1. “Hello, this is Rachel from card services. There is no problem with your credit card, but ...”
2. “Hello. We have been monitoring your credit card account (who gave them permission to ‘monitor’ my account?). There is no problem with your credit, but ...”
3. “Hello. This is the rewards center for your credit card. Because you have excellent credit, you are to receive a three-night, four-day Caribbean cruise for two. Press 1 to find out what you’ve won!”
4. A seductive window appears on your computer screen, showing a young wahine in revealing apparel running exuberantly on a beautiful tropical beach, her white teeth sparkling. Surrounding this evocative scene are smaller photos of prizes that could be yours. You can almost feel that white sand between your toes! All you have to do is take a short survey, and you can pick out two of the prizes, at absolutely no charge.
My friend Jerry Jones (no relation to the owner of the Dallas Cowboys) seems to be getting those robocalls constantly — even five or six per day. Of course, Jerry, like anyone else, is always looking for something for nothing. “Free this” and “free that,” simply by asking a few simple survey questions.
So Jerry, licking his chops at the prospect, decided to answer the survey. All he had to do was pay a very nominal charge for shipping and handling, and a beautiful watch and designer sunglasses are on the way to his wrist and his eyeballs. Of course, he needed to give the very gracious and generous representative his credit card number for S and H. He gladly poured out his soul and his numbers for the young lady on the other end of the line.
True to form, his prizes arrived within five business days. He opened the first package and immediately put his new gold watch upon his waiting wrist. He opened the second and took out his designer sunglasses, which were worthy of Rodeo Drive in Hollywood. Information in the package indicated each item had an intrinsic value of $100 per item.
Wow! All this for just answering a few simple questions.
Jerry showed off his prizes to all his friends, some of whom reminded him that “if it’s too good to be true, it probably is too good to be true.”
Two weeks later, when the statement from his credit card company arrived, Jerry’s wife was a bit curious as to why there was a charge of $200 attributed to Acme Industries, or something like that. Jerry was dumbfounded. How could it be? The young lady told him the prizes were free!
And she was right. FREE for a two-week trial period. Then Jerry’s credit card will be charged $200 every month for random items which would be sent to him. Now Jerry was in The Prestigious Designer Item Club whether he wanted it or not.
It took Jerry some ranting, raving and threatening to get it all straightened out. Although he wouldn’t admit it, the paperwork which came with his prizes explained it all. The so-called fine print. Oddly enough, by suggesting the attorney general of Illinois would like to know about the tactics of Acme Industries, the young lady told him to keep the two prizes and his account would be cleared of charges.

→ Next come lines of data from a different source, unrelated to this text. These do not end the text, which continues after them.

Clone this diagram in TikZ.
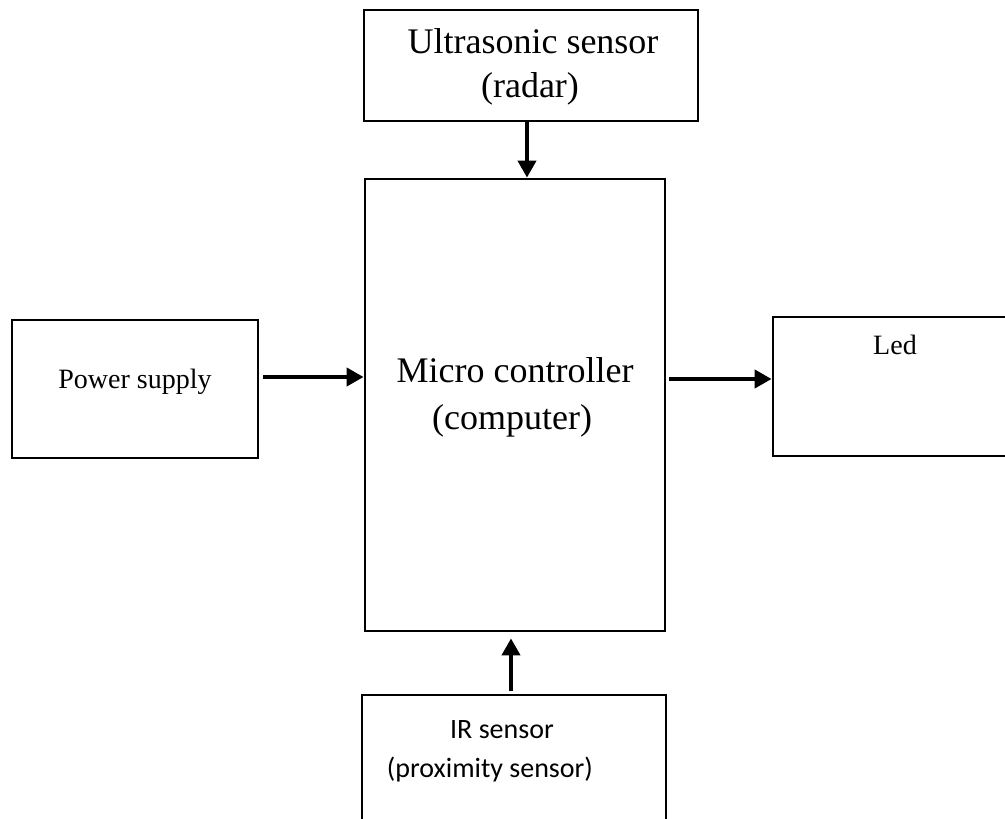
\documentclass[tikz,border=0pt]{standalone}
\usepackage{fontspec}
\setmainfont{Liberation Serif}
\newfontfamily\calibri{Carlito}
\usetikzlibrary{arrows.meta}
\begin{document}
\begin{tikzpicture}[x=1pt,y=-1pt,
  box/.style={draw, line width=2.8pt, rectangle, inner sep=0pt},
  arr/.style={line width=4pt, -{Triangle[length=17pt,width=18pt]}},
  big/.style={anchor=base, inner sep=0pt, font=\fontsize{36}{40}\selectfont},
  mid/.style={anchor=base, inner sep=0pt, font=\fontsize{28}{32}\selectfont},
  sans/.style={anchor=base, inner sep=0pt, font=\calibri\fontsize{28}{33}\selectfont}]
\clip (0,0) rectangle (1005,819);
\fill[white] (0,0) rectangle (1005,819);
% boxes
\node[box, minimum width=334pt, minimum height=111pt] (us) at (531,65.5) {};
\node[box, minimum width=300pt, minimum height=452pt] (mc) at (515,405) {};
\node[box, minimum width=246pt, minimum height=138pt] (ps) at (135,389) {};
\node[box, minimum width=242pt, minimum height=139pt] (led) at (894,386.5) {};
\node[box, minimum width=304pt, minimum height=135pt] (ir) at (514,762.5) {};
% labels
\node[big] (usl1) at (533,53) {Ultrasonic sensor};
\node[big] (usl2) at (530,97) {(radar)};
\node[big] (mcl1) at (515,382) {Micro controller};
\node[big] (mcl2) at (512,429) {(computer)};
\node[mid] (psl) at (135,388) {Power supply};
\node[mid] (ledl) at (895,354) {Led};
\node[sans] (irl1) at (502,738) {IR sensor};
\node[sans] (irl2) at (490,777) {(proximity sensor)};
% connectors
\coordinate (ua) at (527,0);
\coordinate (pa) at (0,377);
\coordinate (la) at (0,379);
\coordinate (ia) at (511,0);
\draw[arr] (us.south -| ua) -- (mc.north -| ua);
\draw[arr, shorten <=4pt] (ps.east |- pa) -- (mc.west |- pa);
\draw[arr, shorten <=3pt] (mc.east |- la) -- (led.west |- la);
\draw[arr, shorten <=3pt, shorten >=6pt] (ir.north -| ia) -- (mc.south -| ia);
\end{tikzpicture}
\end{document}
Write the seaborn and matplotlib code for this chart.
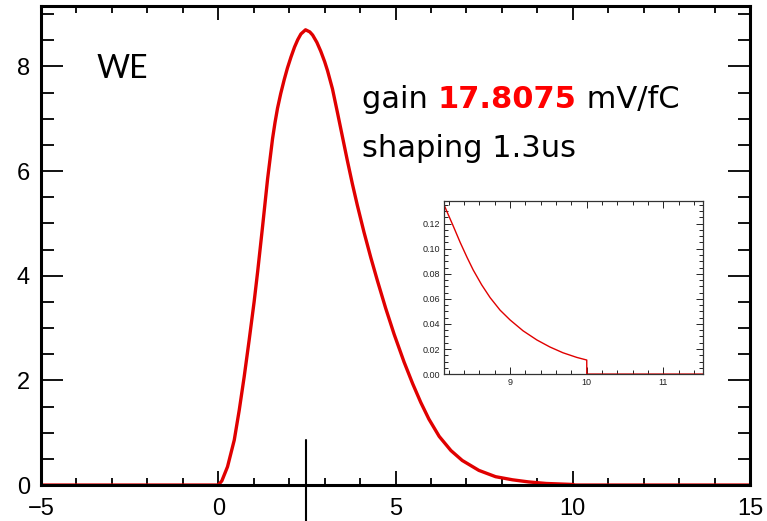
import numpy as np
import pandas as pd
import seaborn as sns
import matplotlib.pyplot as plt
from matplotlib.ticker import MultipleLocator

# main pulse (time in us, amplitude)
t_main = [-5, 0, 0.10, 0.26, 0.45, 0.59, 0.73, 0.87, 1.01, 1.11, 1.25, 1.39, 1.53,
          1.60, 1.67, 1.76, 1.86, 1.95, 2.05, 2.15, 2.24, 2.33, 2.46, 2.58, 2.66,
          2.78, 2.89, 3.00, 3.08, 3.22, 3.36, 3.50, 3.64, 3.78, 3.92, 4.11, 4.30,
          4.49, 4.72, 4.96, 5.24, 5.48, 5.71, 5.94, 6.23, 6.56, 6.88, 7.35, 7.82,
          8.30, 8.75, 9.25, 10.0, 10.0, 15]
amp_main = [0, 0, 0.08, 0.35, 0.86, 1.43, 2.07, 2.77, 3.50, 4.08, 4.95, 5.85, 6.62,
            6.93, 7.20, 7.48, 7.75, 7.97, 8.18, 8.37, 8.51, 8.62, 8.70, 8.66, 8.60,
            8.46, 8.29, 8.09, 7.92, 7.57, 7.12, 6.66, 6.20, 5.76, 5.35, 4.83, 4.35,
            3.90, 3.38, 2.88, 2.35, 1.94, 1.58, 1.26, 0.93, 0.66, 0.47, 0.28, 0.16,
            0.10, 0.06, 0.03, 0.011, 0, 0]

# zoomed tail (inset)
t_tail = [8.14, 8.17, 8.26, 8.35, 8.44, 8.52, 8.63, 8.74, 8.87, 9.00, 9.17, 9.35,
          9.52, 9.69, 9.87, 10.0, 10.0, 11.52]
amp_tail = [0.135, 0.1306, 0.118, 0.105, 0.093, 0.083, 0.0712, 0.061, 0.051, 0.0432,
            0.0345, 0.0272, 0.0216, 0.017, 0.0133, 0.0112, 0, 0]

gain = "17.8075"
shaping = "1.3us"
peak_mark = 2.48

main_df = pd.DataFrame({"t": t_main, "amp": amp_main})
tail_df = pd.DataFrame({"t": t_tail, "amp": amp_tail})

sns.set_theme(style="ticks")
plt.rcParams["font.family"] = ["Liberation Sans", "DejaVu Sans"]
plt.rcParams["text.color"] = "black"
plt.rcParams["xtick.color"] = "black"
plt.rcParams["ytick.color"] = "black"

fig = plt.figure(figsize=(7.67, 5.21), dpi=100)
ax = fig.add_axes([0.0535, 0.069, 0.9245, 0.919])

sns.lineplot(data=main_df, x="t", y="amp", ax=ax, color="#e00000", lw=2.4,
             estimator=None, sort=False)
ax.set_xlim(-5, 15)
ax.set_ylim(0, 9.15)
ax.set_xlabel("")
ax.set_ylabel("")
ax.xaxis.set_major_locator(MultipleLocator(5))
ax.xaxis.set_minor_locator(MultipleLocator(1))
ax.yaxis.set_major_locator(MultipleLocator(2))
ax.yaxis.set_minor_locator(MultipleLocator(0.5))
ax.tick_params(which="both", direction="in", top=True, right=True, colors="black",
               labelsize=17, width=1.3)
ax.tick_params(axis="x", which="major", length=10, pad=9)
ax.tick_params(axis="x", which="minor", length=5)
ax.tick_params(axis="y", which="major", length=16, pad=8)
ax.tick_params(axis="y", which="minor", length=9)
for s in ax.spines.values():
    s.set_linewidth(2.2)
    s.set_color("black")

# marker line below peak
ax.plot([peak_mark, peak_mark], [0.86, -0.7], color="black", lw=1.5, clip_on=False)

fig.text(0.126, 0.85, "WE", fontsize=23, family=["Lato", "DejaVu Sans"],
         va="baseline")

# gain / shaping text
fig.canvas.draw()
r = fig.canvas.get_renderer()
x0, y1, y2 = 0.472, 0.793, 0.699
big = dict(fontsize=22, family=["DejaVu Sans"], va="baseline")
t1 = fig.text(x0, y1, "gain ", **big)
w1 = t1.get_window_extent(r).width / fig.bbox.width
t2 = fig.text(x0 + w1, y1, gain, color="#ff0000", weight="bold", **big)
w2 = t2.get_window_extent(r).width / fig.bbox.width
fig.text(x0 + w1 + w2, y1, " mV/fC", **big)
fig.text(x0, y2, "shaping " + shaping, **big)

# inset
axin = fig.add_axes([0.579, 0.282, 0.338, 0.332])
sns.lineplot(data=tail_df, x="t", y="amp", ax=axin, color="#e00000", lw=1.0,
             estimator=None, sort=False)
axin.set_xlim(8.14, 11.52)
axin.set_ylim(0, 0.138)
axin.set_xlabel("")
axin.set_ylabel("")
axin.xaxis.set_major_locator(MultipleLocator(1))
axin.xaxis.set_minor_locator(MultipleLocator(0.2))
axin.yaxis.set_major_locator(MultipleLocator(0.02))
axin.yaxis.set_minor_locator(MultipleLocator(0.005))
axin.yaxis.set_major_formatter(plt.FormatStrFormatter("%.2f"))
axin.tick_params(which="both", direction="in", top=True, right=True, colors="#222222",
                 labelsize=6.5, width=0.7, pad=3)
axin.tick_params(which="major", length=5)
axin.tick_params(which="minor", length=3)
for s in axin.spines.values():
    s.set_linewidth(0.9)
    s.set_color("#333333")

fig.savefig("out.png", dpi=100)
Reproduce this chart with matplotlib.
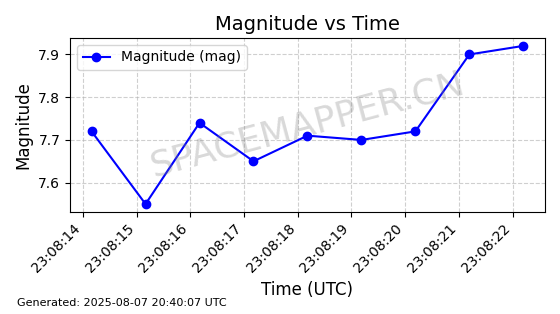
import matplotlib
matplotlib.use('Agg')
import matplotlib.pyplot as plt
import matplotlib.dates as mdates
from datetime import datetime

# observation times (UTC) and magnitudes
times = ['2025-08-07 23:08:14.160', '2025-08-07 23:08:15.165', '2025-08-07 23:08:16.170',
         '2025-08-07 23:08:17.175', '2025-08-07 23:08:18.180', '2025-08-07 23:08:19.185',
         '2025-08-07 23:08:20.190', '2025-08-07 23:08:21.195', '2025-08-07 23:08:22.200']
magnitudes = [7.72, 7.55, 7.74, 7.65, 7.71, 7.70, 7.72, 7.90, 7.92]
generated = 'Generated: 2025-08-07 20:40:07 UTC'

t = [datetime.strptime(s, '%Y-%m-%d %H:%M:%S.%f') for s in times]

fig, ax = plt.subplots(figsize=(5.6, 3.14), dpi=100)
fig.subplots_adjust(left=0.125, right=0.973, top=0.879, bottom=0.325)

ax.plot(t, magnitudes, marker='o', color='blue', linestyle='-', label='Magnitude (mag)')
ax.set_title('Magnitude vs Time', fontsize=14)
ax.set_xlabel('Time (UTC)', fontsize=12)
ax.set_ylabel('Magnitude', fontsize=12)
ax.grid(True, linestyle='--', alpha=0.6)
ax.legend(loc='upper left')

ax.xaxis.set_major_locator(mdates.SecondLocator())
ax.xaxis.set_major_formatter(mdates.DateFormatter('%H:%M:%S'))
plt.setp(ax.get_xticklabels(), rotation=45, ha='right')

# watermark
ax.text(0.5, 0.5, 'SPACEMAPPER.CN', transform=ax.transAxes, fontsize=26,
        color='gray', alpha=0.3, ha='center', va='center', rotation=15)

fig.text(0.03, 0.025, generated, fontsize=8)

fig.savefig('out.png', dpi=100)
plt.close(fig)
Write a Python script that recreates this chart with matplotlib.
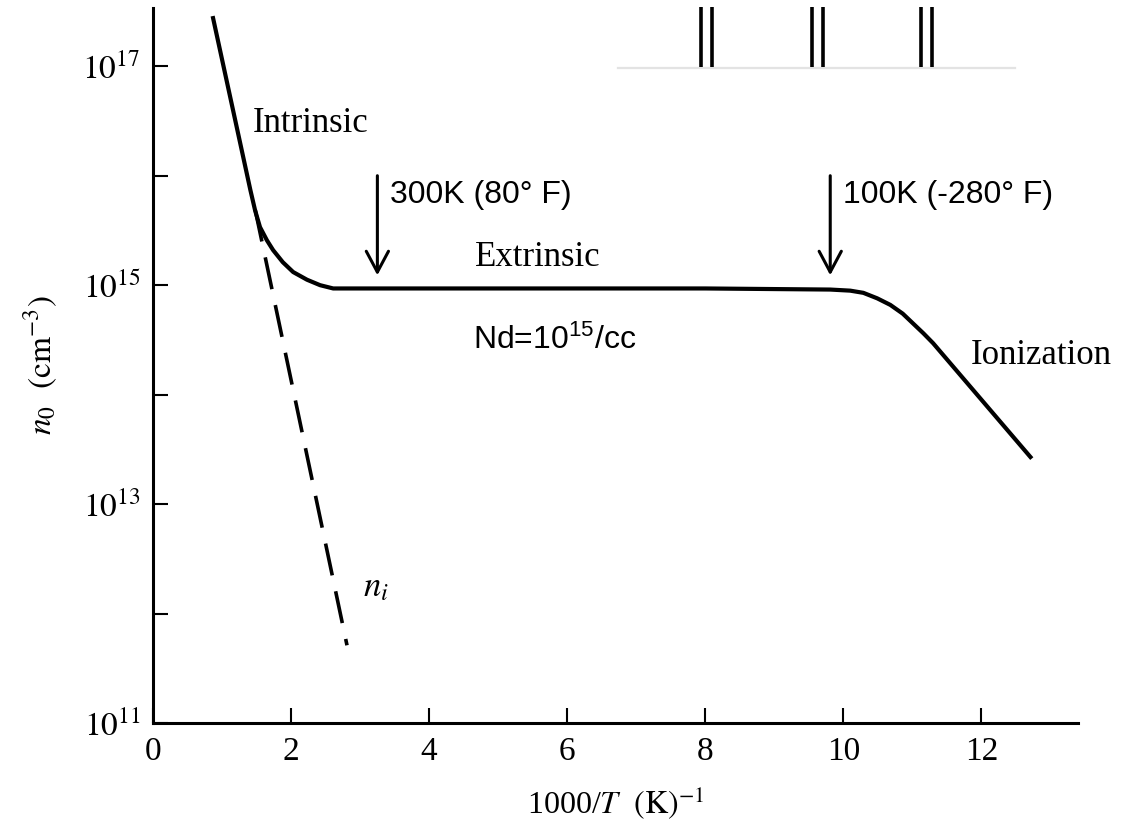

So. What to do when you get those irritating robocalls? Hang up! Even if a voice says, “Is this so-and-so, and you answer “yes,” just by using that word “yes,” it could cost you money. Devious, no?
Or if Rachel wants you to select number 1, and you feel like playing with their heads, hit number 1 and when someone answers ask them to send you information immediately. You don’t want this to delay your bankruptcy. Then you won’t have to hang up; they will do it for you.
The Yiddish word for “thief” is “goniff.” And it seems there are plenty of goniffs out there playing on your gullibility.
It is truly a shame when you can’t trust the guy on the other end of the phone.